Description of the task> Pictures are to be left out. Copy exactly the lines from the one containing "Recreate this image" to the one containing "5000000, 6000000, 7000000]", both ends kept.

(Figure scripts)
..............................

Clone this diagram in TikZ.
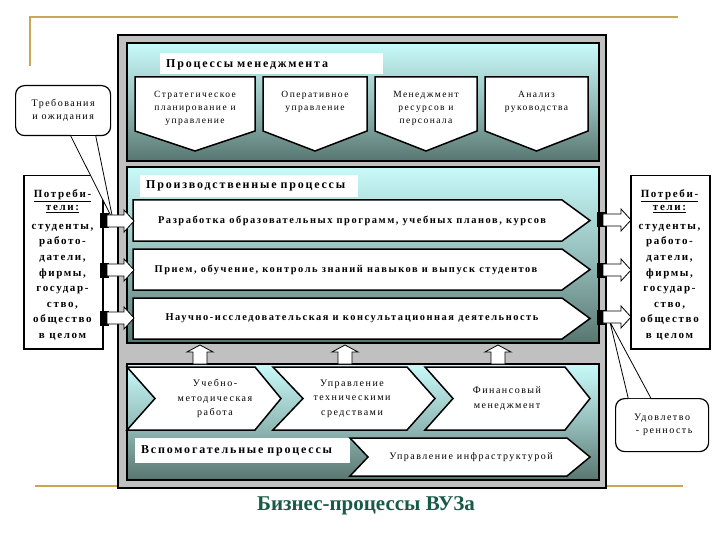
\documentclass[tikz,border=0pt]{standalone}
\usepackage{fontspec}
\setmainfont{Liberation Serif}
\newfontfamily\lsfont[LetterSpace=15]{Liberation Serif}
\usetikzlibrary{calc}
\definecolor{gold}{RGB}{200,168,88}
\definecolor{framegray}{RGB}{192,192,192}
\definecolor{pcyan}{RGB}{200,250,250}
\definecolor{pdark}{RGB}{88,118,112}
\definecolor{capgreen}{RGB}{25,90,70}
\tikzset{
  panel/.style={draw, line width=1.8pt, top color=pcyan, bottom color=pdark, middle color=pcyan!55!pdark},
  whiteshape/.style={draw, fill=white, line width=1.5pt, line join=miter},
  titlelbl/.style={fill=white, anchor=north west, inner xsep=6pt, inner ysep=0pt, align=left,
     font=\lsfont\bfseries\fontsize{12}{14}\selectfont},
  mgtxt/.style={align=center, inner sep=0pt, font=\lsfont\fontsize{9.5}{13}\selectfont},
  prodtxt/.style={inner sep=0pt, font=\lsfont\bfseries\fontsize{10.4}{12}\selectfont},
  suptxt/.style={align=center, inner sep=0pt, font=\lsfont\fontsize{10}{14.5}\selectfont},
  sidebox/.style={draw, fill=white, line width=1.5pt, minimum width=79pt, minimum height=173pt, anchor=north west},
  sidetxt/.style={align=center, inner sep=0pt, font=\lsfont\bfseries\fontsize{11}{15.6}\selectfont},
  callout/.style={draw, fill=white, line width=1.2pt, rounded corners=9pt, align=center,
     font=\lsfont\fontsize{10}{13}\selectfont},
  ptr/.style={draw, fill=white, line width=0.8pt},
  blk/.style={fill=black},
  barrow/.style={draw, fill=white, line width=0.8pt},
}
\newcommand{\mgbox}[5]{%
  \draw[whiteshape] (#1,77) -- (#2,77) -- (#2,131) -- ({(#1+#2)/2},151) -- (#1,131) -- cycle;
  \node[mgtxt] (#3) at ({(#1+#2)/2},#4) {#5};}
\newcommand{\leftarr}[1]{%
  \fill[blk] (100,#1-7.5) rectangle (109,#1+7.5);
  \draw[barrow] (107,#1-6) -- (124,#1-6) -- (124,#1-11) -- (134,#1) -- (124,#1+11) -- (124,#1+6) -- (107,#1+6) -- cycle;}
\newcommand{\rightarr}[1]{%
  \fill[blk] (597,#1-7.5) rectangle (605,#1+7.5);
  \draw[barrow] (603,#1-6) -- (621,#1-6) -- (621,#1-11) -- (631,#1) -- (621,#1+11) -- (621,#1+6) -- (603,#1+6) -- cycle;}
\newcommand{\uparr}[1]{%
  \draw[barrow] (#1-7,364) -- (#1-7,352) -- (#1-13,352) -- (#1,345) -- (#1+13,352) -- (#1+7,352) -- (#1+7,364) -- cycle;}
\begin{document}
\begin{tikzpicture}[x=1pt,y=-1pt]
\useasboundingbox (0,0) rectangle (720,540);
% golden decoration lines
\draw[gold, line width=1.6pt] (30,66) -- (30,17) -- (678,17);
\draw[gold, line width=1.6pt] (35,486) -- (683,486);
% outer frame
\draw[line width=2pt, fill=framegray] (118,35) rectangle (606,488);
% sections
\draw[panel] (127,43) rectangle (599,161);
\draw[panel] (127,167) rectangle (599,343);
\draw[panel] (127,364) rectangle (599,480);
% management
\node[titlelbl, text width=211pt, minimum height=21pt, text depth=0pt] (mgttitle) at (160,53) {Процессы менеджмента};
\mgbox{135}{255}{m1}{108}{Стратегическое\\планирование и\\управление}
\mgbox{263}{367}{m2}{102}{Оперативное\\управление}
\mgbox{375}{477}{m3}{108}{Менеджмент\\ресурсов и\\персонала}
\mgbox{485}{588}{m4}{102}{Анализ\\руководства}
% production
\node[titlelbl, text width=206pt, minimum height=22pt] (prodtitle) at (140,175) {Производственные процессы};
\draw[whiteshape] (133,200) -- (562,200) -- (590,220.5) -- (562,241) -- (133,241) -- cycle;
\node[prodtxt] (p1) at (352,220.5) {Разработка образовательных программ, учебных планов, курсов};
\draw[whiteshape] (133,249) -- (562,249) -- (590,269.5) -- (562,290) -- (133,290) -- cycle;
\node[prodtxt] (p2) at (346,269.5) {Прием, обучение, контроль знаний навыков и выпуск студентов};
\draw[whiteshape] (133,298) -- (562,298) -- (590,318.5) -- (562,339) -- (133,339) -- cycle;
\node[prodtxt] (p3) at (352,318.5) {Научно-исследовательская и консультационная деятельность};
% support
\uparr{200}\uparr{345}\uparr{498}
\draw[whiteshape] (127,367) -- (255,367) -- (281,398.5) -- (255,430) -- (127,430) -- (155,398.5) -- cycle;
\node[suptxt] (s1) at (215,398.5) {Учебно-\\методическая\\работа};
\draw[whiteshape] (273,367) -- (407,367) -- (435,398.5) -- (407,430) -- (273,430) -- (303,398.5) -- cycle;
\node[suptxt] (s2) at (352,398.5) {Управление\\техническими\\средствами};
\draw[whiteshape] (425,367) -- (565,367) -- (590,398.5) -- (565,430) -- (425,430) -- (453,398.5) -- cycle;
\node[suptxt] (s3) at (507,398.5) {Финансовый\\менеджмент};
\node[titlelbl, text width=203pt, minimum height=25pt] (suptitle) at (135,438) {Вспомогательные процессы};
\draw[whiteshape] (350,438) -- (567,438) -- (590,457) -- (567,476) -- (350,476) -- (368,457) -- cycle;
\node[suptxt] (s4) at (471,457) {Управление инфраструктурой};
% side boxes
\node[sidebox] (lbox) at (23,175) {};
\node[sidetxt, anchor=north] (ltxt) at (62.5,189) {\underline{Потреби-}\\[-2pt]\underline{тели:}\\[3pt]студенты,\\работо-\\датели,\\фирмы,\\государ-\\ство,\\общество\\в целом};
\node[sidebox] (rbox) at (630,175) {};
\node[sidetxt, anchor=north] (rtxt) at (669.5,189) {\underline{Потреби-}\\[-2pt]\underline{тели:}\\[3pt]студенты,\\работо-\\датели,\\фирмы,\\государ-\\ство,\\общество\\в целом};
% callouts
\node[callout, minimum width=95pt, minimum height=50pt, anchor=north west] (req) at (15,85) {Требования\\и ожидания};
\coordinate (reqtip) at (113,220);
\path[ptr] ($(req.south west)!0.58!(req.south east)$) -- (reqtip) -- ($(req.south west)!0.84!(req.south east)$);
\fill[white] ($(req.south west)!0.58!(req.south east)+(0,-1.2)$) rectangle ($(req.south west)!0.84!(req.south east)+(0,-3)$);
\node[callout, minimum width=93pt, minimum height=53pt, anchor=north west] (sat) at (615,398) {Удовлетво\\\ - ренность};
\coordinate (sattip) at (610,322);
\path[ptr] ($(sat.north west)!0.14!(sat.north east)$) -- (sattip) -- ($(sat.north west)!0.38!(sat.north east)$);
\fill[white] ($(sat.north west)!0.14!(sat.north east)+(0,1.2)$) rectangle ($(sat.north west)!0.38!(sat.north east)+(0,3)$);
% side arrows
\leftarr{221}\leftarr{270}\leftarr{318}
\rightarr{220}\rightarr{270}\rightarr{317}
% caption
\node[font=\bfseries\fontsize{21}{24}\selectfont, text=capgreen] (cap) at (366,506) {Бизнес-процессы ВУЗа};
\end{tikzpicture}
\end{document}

..............................

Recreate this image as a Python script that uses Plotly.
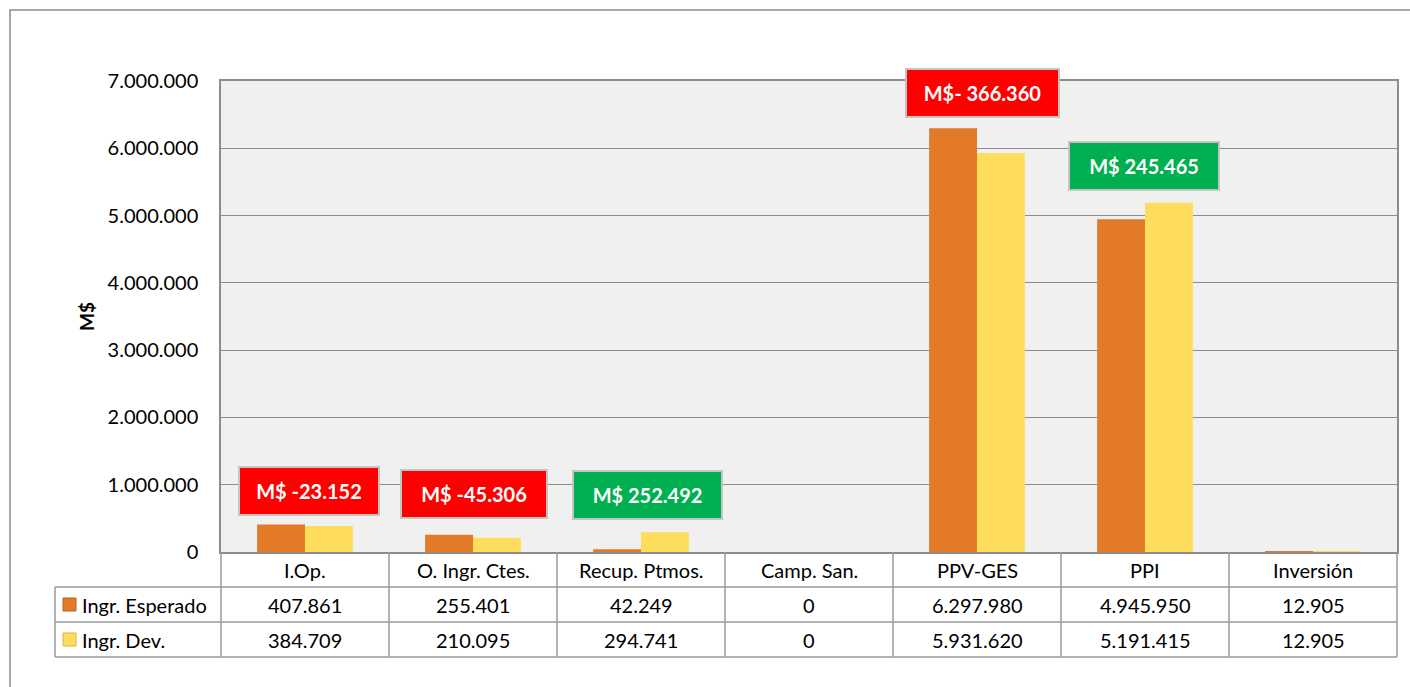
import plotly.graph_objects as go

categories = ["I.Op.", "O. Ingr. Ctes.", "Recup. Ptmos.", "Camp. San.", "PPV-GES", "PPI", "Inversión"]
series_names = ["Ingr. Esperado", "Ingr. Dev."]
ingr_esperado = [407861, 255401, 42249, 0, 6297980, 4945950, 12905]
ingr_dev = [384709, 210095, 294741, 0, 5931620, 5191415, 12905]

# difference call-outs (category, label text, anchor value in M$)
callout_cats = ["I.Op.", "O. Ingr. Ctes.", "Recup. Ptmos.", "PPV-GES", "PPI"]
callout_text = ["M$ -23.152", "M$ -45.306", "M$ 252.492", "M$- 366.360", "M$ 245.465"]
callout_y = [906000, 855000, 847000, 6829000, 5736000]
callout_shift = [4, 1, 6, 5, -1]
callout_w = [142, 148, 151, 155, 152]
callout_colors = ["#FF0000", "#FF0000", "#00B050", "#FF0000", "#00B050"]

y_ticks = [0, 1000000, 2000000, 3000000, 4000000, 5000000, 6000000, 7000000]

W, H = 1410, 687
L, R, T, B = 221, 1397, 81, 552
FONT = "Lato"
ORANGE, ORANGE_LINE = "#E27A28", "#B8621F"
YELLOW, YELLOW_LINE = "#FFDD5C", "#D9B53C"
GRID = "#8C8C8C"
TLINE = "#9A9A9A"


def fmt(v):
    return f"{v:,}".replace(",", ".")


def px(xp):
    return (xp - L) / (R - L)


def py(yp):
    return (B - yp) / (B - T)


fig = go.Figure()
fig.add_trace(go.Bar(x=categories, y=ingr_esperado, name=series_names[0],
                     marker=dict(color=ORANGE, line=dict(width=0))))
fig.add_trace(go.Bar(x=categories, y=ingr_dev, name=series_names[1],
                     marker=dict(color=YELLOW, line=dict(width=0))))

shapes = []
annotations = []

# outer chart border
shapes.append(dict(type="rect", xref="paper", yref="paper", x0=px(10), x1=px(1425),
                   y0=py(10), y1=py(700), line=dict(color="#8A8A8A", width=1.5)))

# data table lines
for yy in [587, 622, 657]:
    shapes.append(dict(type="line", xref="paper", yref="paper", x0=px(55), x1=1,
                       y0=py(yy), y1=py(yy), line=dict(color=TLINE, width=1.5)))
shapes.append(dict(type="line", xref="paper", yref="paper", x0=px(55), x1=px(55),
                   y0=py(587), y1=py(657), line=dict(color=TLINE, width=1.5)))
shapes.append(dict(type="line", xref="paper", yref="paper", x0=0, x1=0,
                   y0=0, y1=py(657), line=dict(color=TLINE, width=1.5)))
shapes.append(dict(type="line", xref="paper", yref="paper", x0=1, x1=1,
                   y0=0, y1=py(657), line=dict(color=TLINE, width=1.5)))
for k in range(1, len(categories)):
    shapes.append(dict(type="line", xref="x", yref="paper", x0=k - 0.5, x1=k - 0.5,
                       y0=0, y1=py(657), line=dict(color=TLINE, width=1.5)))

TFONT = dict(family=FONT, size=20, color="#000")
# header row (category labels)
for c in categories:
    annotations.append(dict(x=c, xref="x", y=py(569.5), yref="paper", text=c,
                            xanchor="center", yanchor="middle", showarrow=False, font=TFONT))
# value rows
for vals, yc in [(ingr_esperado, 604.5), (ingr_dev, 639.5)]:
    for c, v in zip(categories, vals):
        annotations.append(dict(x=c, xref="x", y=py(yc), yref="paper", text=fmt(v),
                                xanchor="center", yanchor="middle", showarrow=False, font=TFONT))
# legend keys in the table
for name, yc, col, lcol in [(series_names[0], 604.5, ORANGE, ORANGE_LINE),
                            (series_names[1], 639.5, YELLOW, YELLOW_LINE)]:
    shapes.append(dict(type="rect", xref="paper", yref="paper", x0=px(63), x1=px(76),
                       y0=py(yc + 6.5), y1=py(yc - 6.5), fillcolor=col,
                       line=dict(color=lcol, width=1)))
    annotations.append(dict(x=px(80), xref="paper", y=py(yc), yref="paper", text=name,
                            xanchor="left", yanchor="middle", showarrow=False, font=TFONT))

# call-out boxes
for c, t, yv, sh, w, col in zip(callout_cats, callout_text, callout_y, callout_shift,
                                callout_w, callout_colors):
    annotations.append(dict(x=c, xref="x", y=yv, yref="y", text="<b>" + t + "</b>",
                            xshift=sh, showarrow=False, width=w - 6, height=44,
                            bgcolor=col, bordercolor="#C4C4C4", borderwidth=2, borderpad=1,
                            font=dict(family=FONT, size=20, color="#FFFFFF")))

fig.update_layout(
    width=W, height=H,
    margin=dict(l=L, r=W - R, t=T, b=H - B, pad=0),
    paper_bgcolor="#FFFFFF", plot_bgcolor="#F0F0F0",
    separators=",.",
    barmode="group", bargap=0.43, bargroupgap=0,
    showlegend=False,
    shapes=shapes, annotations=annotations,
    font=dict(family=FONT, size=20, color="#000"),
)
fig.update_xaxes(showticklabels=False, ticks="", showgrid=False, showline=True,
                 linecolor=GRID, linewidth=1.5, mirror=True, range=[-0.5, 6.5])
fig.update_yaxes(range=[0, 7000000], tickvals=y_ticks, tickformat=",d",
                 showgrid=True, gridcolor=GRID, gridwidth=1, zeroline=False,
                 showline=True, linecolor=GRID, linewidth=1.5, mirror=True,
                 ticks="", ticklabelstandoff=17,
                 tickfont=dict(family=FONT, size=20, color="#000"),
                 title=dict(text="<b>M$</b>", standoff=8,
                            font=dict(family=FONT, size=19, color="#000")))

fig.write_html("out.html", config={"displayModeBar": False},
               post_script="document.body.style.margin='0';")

..............................

Answer to this task>
Recreate this image as a Python script that uses Plotly.
import plotly.graph_objects as go

categories = ["I.Op.", "O. Ingr. Ctes.", "Recup. Ptmos.", "Camp. San.", "PPV-GES", "PPI", "Inversión"]
series_names = ["Ingr. Esperado", "Ingr. Dev."]
ingr_esperado = [407861, 255401, 42249, 0, 6297980, 4945950, 12905]
ingr_dev = [384709, 210095, 294741, 0, 5931620, 5191415, 12905]

# difference call-outs (category, label text, anchor value in M$)
callout_cats = ["I.Op.", "O. Ingr. Ctes.", "Recup. Ptmos.", "PPV-GES", "PPI"]
callout_text = ["M$ -23.152", "M$ -45.306", "M$ 252.492", "M$- 366.360", "M$ 245.465"]
callout_y = [906000, 855000, 847000, 6829000, 5736000]
callout_shift = [4, 1, 6, 5, -1]
callout_w = [142, 148, 151, 155, 152]
callout_colors = ["#FF0000", "#FF0000", "#00B050", "#FF0000", "#00B050"]

y_ticks = [0, 1000000, 2000000, 3000000, 4000000, 5000000, 6000000, 7000000]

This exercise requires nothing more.